Reproduce the records below in full and word for word, excluding pictures.
****************************************
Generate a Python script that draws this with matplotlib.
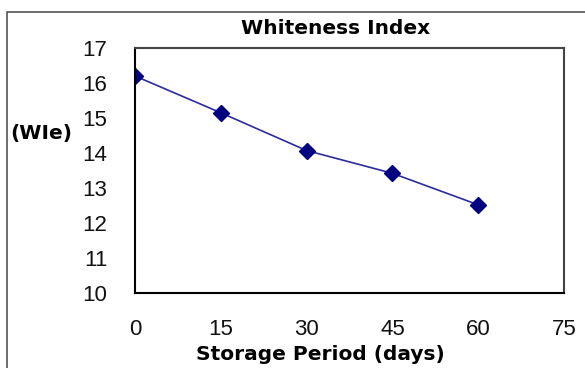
import matplotlib.pyplot as plt
from matplotlib.patches import Rectangle

days = [0, 15, 30, 45, 60]
wie = [16.2, 15.15, 14.07, 13.42, 12.52]
x_ticks = [0, 15, 30, 45, 60, 75]
y_ticks = [10, 11, 12, 13, 14, 15, 16, 17]

plt.rcParams['font.family'] = ['Liberation Sans', 'DejaVu Sans']

fig = plt.figure(figsize=(5.85, 3.68), dpi=100)
W, H = 585, 368

# outer chart frame (only top and left edges show)
fig.add_artist(Rectangle((7 / W, -0.1), 1.2, (1 - 12 / H) + 0.1, transform=fig.transFigure,
                         fill=False, edgecolor='#555555', lw=1.2))

ax = fig.add_axes([135 / W, 1 - 293 / H, (564 - 135) / W, (293 - 48) / H])
ax.plot(days, wie, color='#2b2ba0', lw=1.2, marker='D', markersize=8,
        markerfacecolor='#000080', markeredgecolor='#000080')

ax.set_xlim(0, 75)
ax.set_ylim(10, 17)
ax.set_xticks(x_ticks)
ax.set_yticks(y_ticks)
ax.tick_params(length=0, labelsize=16, labelcolor='#111111')
ax.tick_params(axis='y', pad=20)
ax.tick_params(axis='x', pad=19)
for side in ['left', 'bottom']:
    ax.spines[side].set_color('black')
    ax.spines[side].set_linewidth(1.5)
for side in ['top', 'right']:
    ax.spines[side].set_color('#444444')
    ax.spines[side].set_linewidth(1.5)

bold = dict(ha='center', va='center', fontsize=14.5, fontweight='bold',
            family='DejaVu Sans')
fig.text(336 / W, 1 - 28 / H, 'Whiteness Index', **bold)
fig.text(41 / W, 1 - 134 / H, '(WIe)', **bold)
fig.text(320 / W, 1 - 354 / H, 'Storage Period (days)', **bold)

fig.savefig('out.png', dpi=100)
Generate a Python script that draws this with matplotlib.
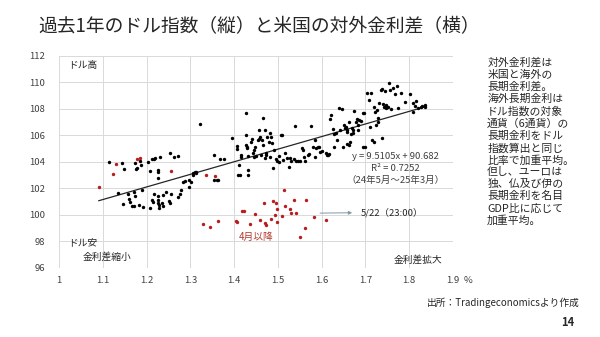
****************************************
#### Completed task
Generate a Python script that draws this with matplotlib.
import matplotlib.pyplot as plt
from matplotlib.patches import Rectangle

days = [0, 15, 30, 45, 60]
wie = [16.2, 15.15, 14.07, 13.42, 12.52]
x_ticks = [0, 15, 30, 45, 60, 75]
y_ticks = [10, 11, 12, 13, 14, 15, 16, 17]

plt.rcParams['font.family'] = ['Liberation Sans', 'DejaVu Sans']

fig = plt.figure(figsize=(5.85, 3.68), dpi=100)
W, H = 585, 368

# outer chart frame (only top and left edges show)
fig.add_artist(Rectangle((7 / W, -0.1), 1.2, (1 - 12 / H) + 0.1, transform=fig.transFigure,
                         fill=False, edgecolor='#555555', lw=1.2))

ax = fig.add_axes([135 / W, 1 - 293 / H, (564 - 135) / W, (293 - 48) / H])
ax.plot(days, wie, color='#2b2ba0', lw=1.2, marker='D', markersize=8,
        markerfacecolor='#000080', markeredgecolor='#000080')

ax.set_xlim(0, 75)
ax.set_ylim(10, 17)
ax.set_xticks(x_ticks)
ax.set_yticks(y_ticks)
ax.tick_params(length=0, labelsize=16, labelcolor='#111111')
ax.tick_params(axis='y', pad=20)
ax.tick_params(axis='x', pad=19)
for side in ['left', 'bottom']:
    ax.spines[side].set_color('black')
    ax.spines[side].set_linewidth(1.5)
for side in ['top', 'right']:
    ax.spines[side].set_color('#444444')
    ax.spines[side].set_linewidth(1.5)

bold = dict(ha='center', va='center', fontsize=14.5, fontweight='bold',
            family='DejaVu Sans')
fig.text(336 / W, 1 - 28 / H, 'Whiteness Index', **bold)
fig.text(41 / W, 1 - 134 / H, '(WIe)', **bold)
fig.text(320 / W, 1 - 354 / H, 'Storage Period (days)', **bold)

fig.savefig('out.png', dpi=100)
Generate a Python script that draws this with matplotlib.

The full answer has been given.